Can't confirm that, main windows is updated on resize, but not updates itself after. Better to wait the fix on old version.


----------



## rmoe (Nov 24, 2014)

I recently updated to 10.1 (amd64), too, and I do not experience those problems. My GTK is 2.24.25 and Firefox is 33.0.

Maybe it's because I got pi**ed by freebsd-update and basically updated manually. All I noticed so far (in terms of hiccups) is that I need to manually make/build some (dependency) ports like, for instance, h264 because portupgrade seems to occasionally fall over some ports. Typically the problem then is that I need to manually deinstall some old version.


----------



## pkubaj (Nov 24, 2014)

Fixed in https://svnweb.freebsd.org/ports?view=revision&revision=373199


----------



## free-and-bsd (Dec 5, 2014)

rmoe said:


> I recently updated to 10.1 (amd64), too, and I do not experience those problems. My GTK is 2.24.25 and Firefox is 33.0.
> ......


Don't know about this. I have the same versions as you do, but am having problems with Firefox!! It just freezes after resizing the window, be it the main window or children. Being started from terminal it gives NO error messages at all.

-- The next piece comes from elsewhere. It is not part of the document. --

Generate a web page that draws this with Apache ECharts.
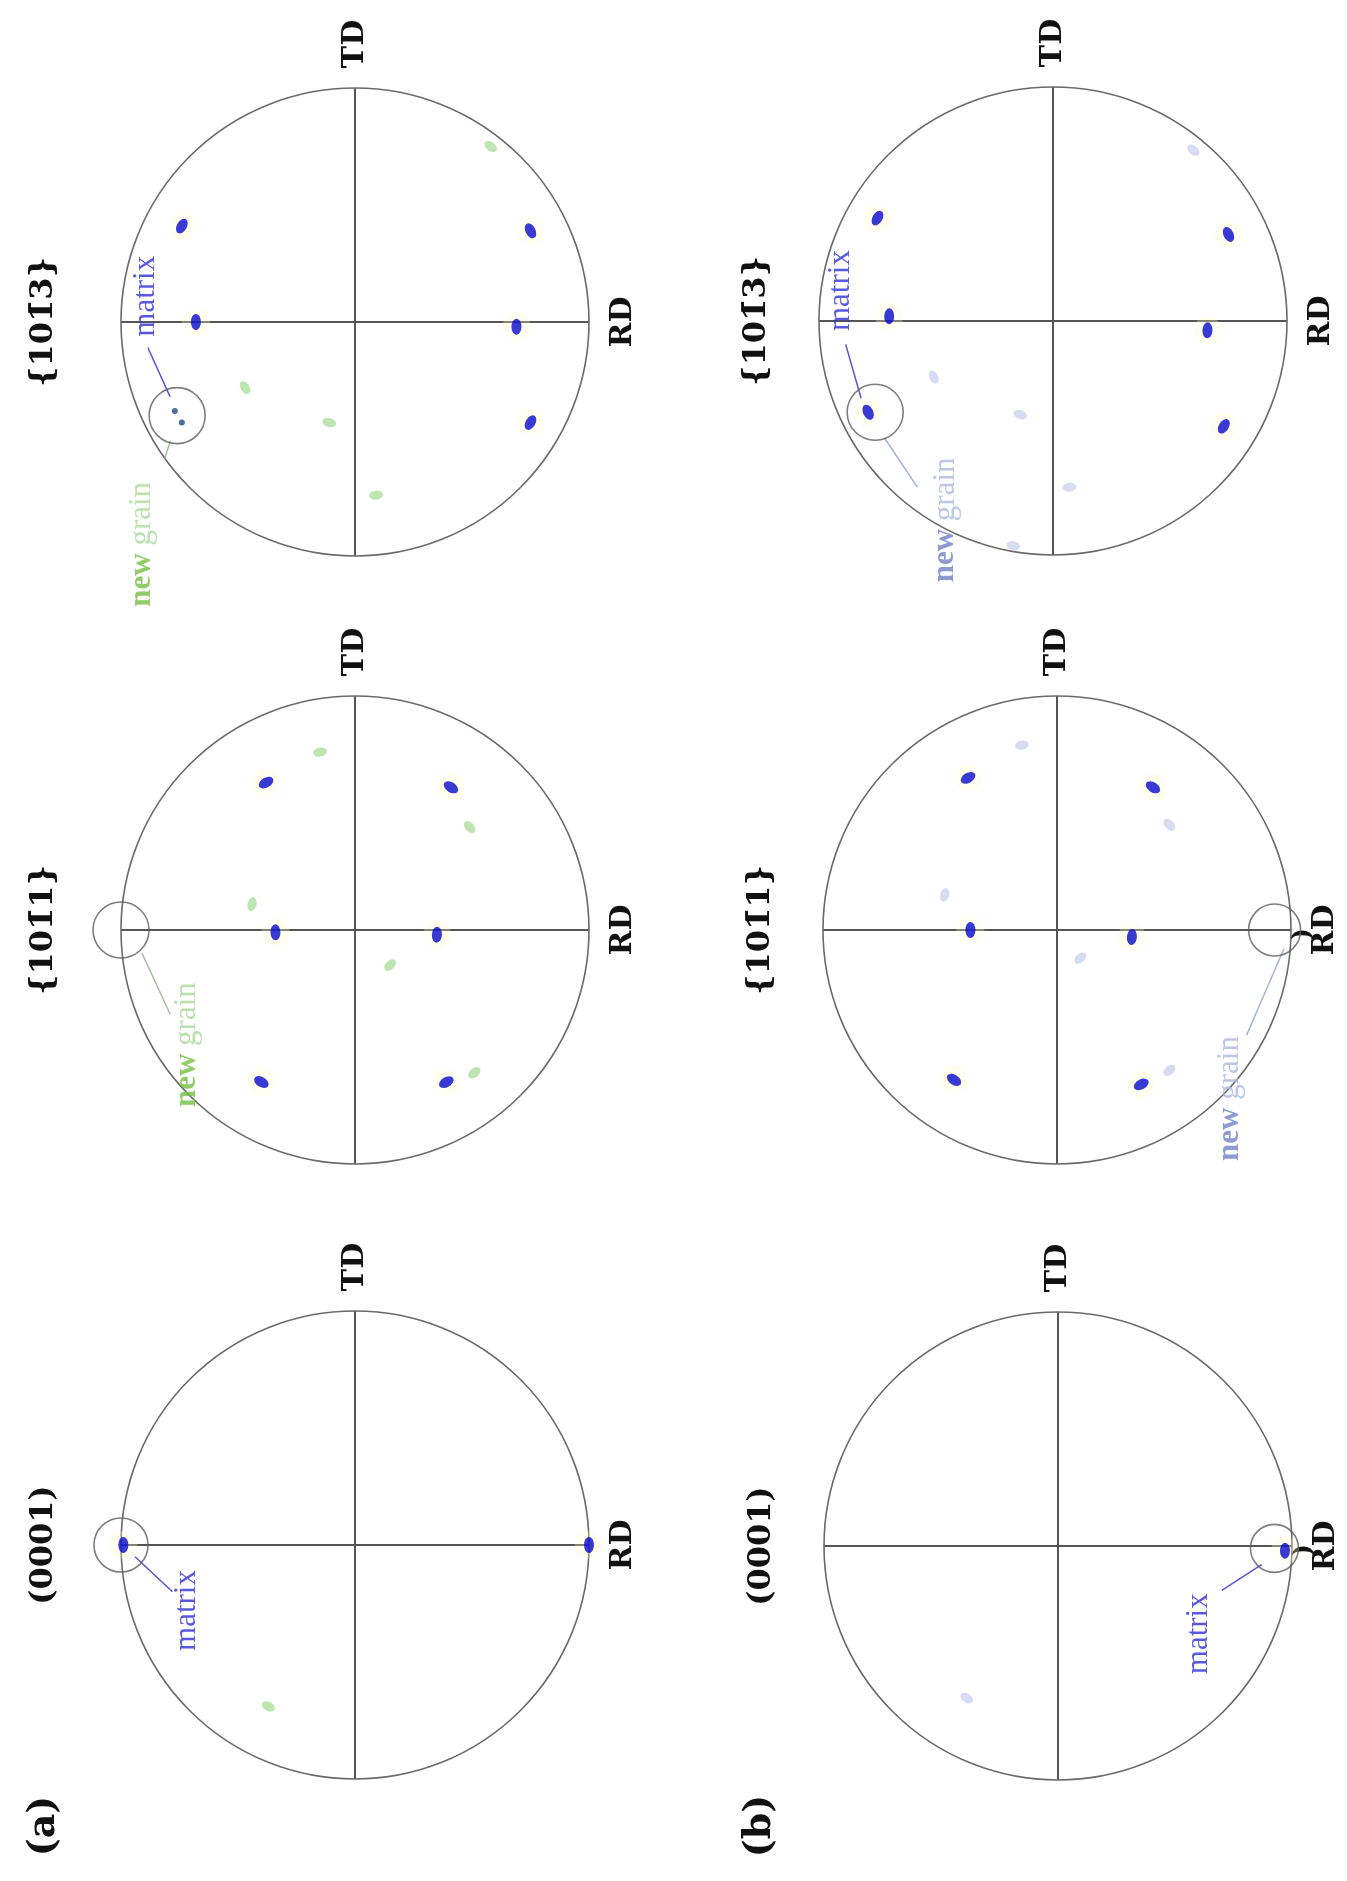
<!DOCTYPE html>
<html>
<head>
<meta charset="utf-8">
<title>Pole figures</title>
<script src="https://cdn.jsdelivr.net/npm/echarts@6/dist/echarts.min.js"></script>
<style>
  html, body { margin: 0; padding: 0; background: #fff; }
  #chart { width: 1347px; height: 1881px; }
</style>
</head>
<body>
<div id="chart"></div>
<script>
// labels
const planeLabels = ['(0001)', '{101\u03041}', '{101\u03043}'];
const sampleLabels = ['(a)', '(b)'];
const axisNames = ['RD', 'TD'];

// spots: [x, y] as a fraction of the projection radius (x toward RD, y toward TD)
const a0001Matrix = [[-0.99, 0.0], [1.0, 0.0]];
const a0001Grain = [[-0.37, -0.69]];
const a1011Matrix = [[-0.38, 0.63], [0.41, 0.61], [-0.34, -0.01], [0.35, -0.02], [-0.40, -0.65], [0.39, -0.65]];
const a1011Grain = [[-0.15, 0.76], [0.49, 0.44], [-0.44, 0.11], [0.15, -0.15], [0.51, -0.61]];
const a1013Matrix = [[-0.74, 0.41], [-0.68, 0.0], [0.75, 0.39], [0.69, -0.02], [0.75, -0.43]];
const a1013Grain = [[0.58, 0.75], [-0.47, -0.28], [-0.11, -0.43], [0.09, -0.74]];
const a1013Overlap = [[-0.77, -0.38], [-0.74, -0.43]];

const b0001Matrix = [[0.97, -0.02]];
const b0001Grain = [[-0.39, -0.65]];
const b1011Matrix = [[-0.38, 0.65], [0.41, 0.61], [-0.37, 0.0], [0.32, -0.03], [-0.44, -0.64], [0.36, -0.66]];
const b1011Grain = [[-0.15, 0.79], [0.48, 0.45], [-0.48, 0.15], [0.10, -0.12], [0.48, -0.60]];
const b1013Matrix = [[-0.75, 0.44], [-0.70, 0.02], [0.75, 0.37], [0.66, -0.04], [0.73, -0.45], [-0.79, -0.39]];
const b1013Grain = [[0.60, 0.73], [-0.51, -0.24], [-0.14, -0.40], [0.07, -0.71], [-0.17, -0.96]];

const R = 234;
const grainColors = ['#a6dc98', '#c6d2ec'];
const grainText = [['#74c043', '#a9d99a'], ['#6f83c6', '#a9b9e2']];
const matrixColor = '#0808cc';
const serif = 'Liberation Serif';
const bold = 'DejaVu Serif';

const panels = [
  { s: 0, p: 0, c: [355, 1545], matrix: a0001Matrix, grain: a0001Grain,
    ring: [-1, 0], ringSize: 54,
    notes: [{ kind: 'matrix', at: [-0.72, -0.28], from: [-0.94, -0.05], to: [-0.78, -0.20] }] },
  { s: 0, p: 1, c: [355, 930], matrix: a1011Matrix, grain: a1011Grain,
    ring: [-1, 0], ringSize: 56,
    notes: [{ kind: 'grain', at: [-0.72, -0.49], from: [-0.91, -0.10], to: [-0.79, -0.36] }] },
  { s: 0, p: 2, c: [355, 322], matrix: a1013Matrix, grain: a1013Grain, overlap: a1013Overlap,
    ring: [-0.76, -0.40], ringSize: 56,
    notes: [{ kind: 'matrix', at: [-0.895, 0.11], from: [-0.885, -0.11], to: [-0.79, -0.32] },
            { kind: 'grain', at: [-0.91, -0.95], from: [-0.79, -0.51], to: [-0.85, -0.70] }] },
  { s: 1, p: 0, c: [1058, 1546], matrix: b0001Matrix, grain: b0001Grain,
    ring: [0.925, -0.01], ringSize: 48, hook: true,
    notes: [{ kind: 'matrix', at: [0.60, -0.375], from: [0.87, -0.08], to: [0.70, -0.19] }] },
  { s: 1, p: 1, c: [1057, 930], matrix: b1011Matrix, grain: b1011Grain,
    ring: [0.93, 0], ringSize: 52, hook: true,
    notes: [{ kind: 'grain', at: [0.74, -0.72], from: [0.97, -0.08], to: [0.81, -0.45] }] },
  { s: 1, p: 2, c: [1053, 321], matrix: b1013Matrix, grain: b1013Grain,
    ring: [-0.76, -0.39], ringSize: 56,
    notes: [{ kind: 'matrix', at: [-0.905, 0.13], from: [-0.886, -0.10], to: [-0.82, -0.33] },
            { kind: 'grain', at: [-0.46, -0.85], from: [-0.72, -0.50], to: [-0.58, -0.71] }] }
];

function toPolar(pt) {
  const r = Math.hypot(pt[0], pt[1]);
  const a = (Math.atan2(pt[1], pt[0]) * 180 / Math.PI + 360) % 360;
  return [r, a];
}

const polar = [], angleAxis = [], radiusAxis = [], series = [], graphic = [];

panels.forEach((pn, i) => {
  polar.push({ center: pn.c, radius: R });
  angleAxis.push({
    polarIndex: i, type: 'value', min: 0, max: 360, interval: 90,
    startAngle: 0, clockwise: false,
    axisLine: { lineStyle: { color: '#6a6a6a', width: 1.6 } },
    axisTick: { show: false }, axisLabel: { show: false },
    splitLine: { show: true, lineStyle: { color: '#555', width: 2 } }
  });
  radiusAxis.push({ polarIndex: i, min: 0, max: 1, show: false, splitLine: { show: false } });

  const base = { coordinateSystem: 'polar', polarIndex: i, clip: false, silent: true, animation: false };

  // faint yellow halo round the matrix poles
  series.push(Object.assign({}, base, {
    type: 'scatter', data: pn.matrix.map(toPolar), symbolSize: 28,
    itemStyle: { color: 'rgba(255,250,200,0.35)' }, z: 1
  }));
  series.push(Object.assign({}, base, {
    type: 'scatter', data: pn.grain.map(toPolar), symbolSize: [9, 14],
    symbolRotate: v => v[1],
    itemStyle: { color: grainColors[pn.s], opacity: 0.75 }, z: 2
  }));
  series.push(Object.assign({}, base, {
    type: 'scatter', data: pn.matrix.map(toPolar), symbolSize: [10, 16],
    symbolRotate: v => v[1],
    itemStyle: { color: matrixColor }, z: 3
  }));
  if (pn.overlap) {
    series.push(Object.assign({}, base, {
      type: 'scatter', data: pn.overlap.map(toPolar), symbolSize: 6,
      itemStyle: { color: '#1b4f86' }, z: 3
    }));
  }
  series.push(Object.assign({}, base, {
    type: 'scatter', data: [toPolar(pn.ring)], symbolSize: pn.ringSize,
    itemStyle: { color: 'rgba(0,0,0,0)', borderColor: '#5e5e5e', borderWidth: 1.6 }, z: 4
  }));

  pn.notes.forEach(nt => {
    const isM = nt.kind === 'matrix';
    series.push(Object.assign({}, base, {
      type: 'line', data: [toPolar(nt.from), toPolar(nt.to)], symbol: 'none',
      lineStyle: { color: isM ? '#5656d6' : (pn.s ? '#a6b2d6' : '#aabca6'), width: 1.5 }, z: 4
    }));
    series.push(Object.assign({}, base, {
      type: 'scatter', data: [toPolar(nt.at)], symbolSize: 1,
      itemStyle: { color: 'rgba(0,0,0,0)' }, z: 5,
      label: {
        show: true, position: 'inside', rotate: 90,
        fontFamily: serif, fontSize: 31,
        color: '#3030d8',
        formatter: isM ? 'matrix' : '{n|new} {g|grain}',
        rich: {
          n: { fontFamily: serif, fontSize: 31, fontWeight: 'bold', color: grainText[pn.s][0] },
          g: { fontFamily: serif, fontSize: 31, color: grainText[pn.s][1] }
        }
      }
    }));
  });

  const txt = (x, y, text, size) => graphic.push({
    type: 'text', x: x, y: y, rotation: Math.PI / 2, silent: true,
    style: {
      text: text, fill: '#111', fontFamily: bold, fontWeight: 'bold', fontSize: size,
      textAlign: 'center', textVerticalAlign: 'middle', align: 'center', verticalAlign: 'middle'
    }
  });
  txt(pn.c[0] + R + 34, pn.c[1], axisNames[0], 30);
  txt(pn.c[0], pn.c[1] - R - 44, axisNames[1], 30);
  txt(pn.c[0] - (pn.s ? 296 : 311), pn.c[1], planeLabels[pn.p], 32);
  if (pn.hook) txt(pn.c[0] + R + 12, pn.c[1] + 4, ')', 26);
  if (pn.p === 0) txt(pn.c[0] - (pn.s ? 298 : 311), 1826, sampleLabels[pn.s], 38);
});

const chart = echarts.init(document.getElementById('chart'));
chart.setOption({
  backgroundColor: '#ffffff',
  animation: false,
  polar: polar,
  angleAxis: angleAxis,
  radiusAxis: radiusAxis,
  series: series,
  graphic: graphic
});
</script>
</body>
</html>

Wait a minute, there's an update from the ports tree, I'll see if it's fixed there.


----------



## free-and-bsd (Dec 5, 2014)

free-and-bsd said:


> Don't know about this. I have the same versions as you do, but am having problems with Firefox!! It just freezes after resizing the window, be it the main window or children. Being started from terminal it gives NO error messages at all.
> 
> Wait a minute, there's an update from the ports tree, I'll see if it's fixed there.


OK, my GTK version wasn't 2.24.25, and now that it has upgraded to that version everything is fine, I confirm .


----------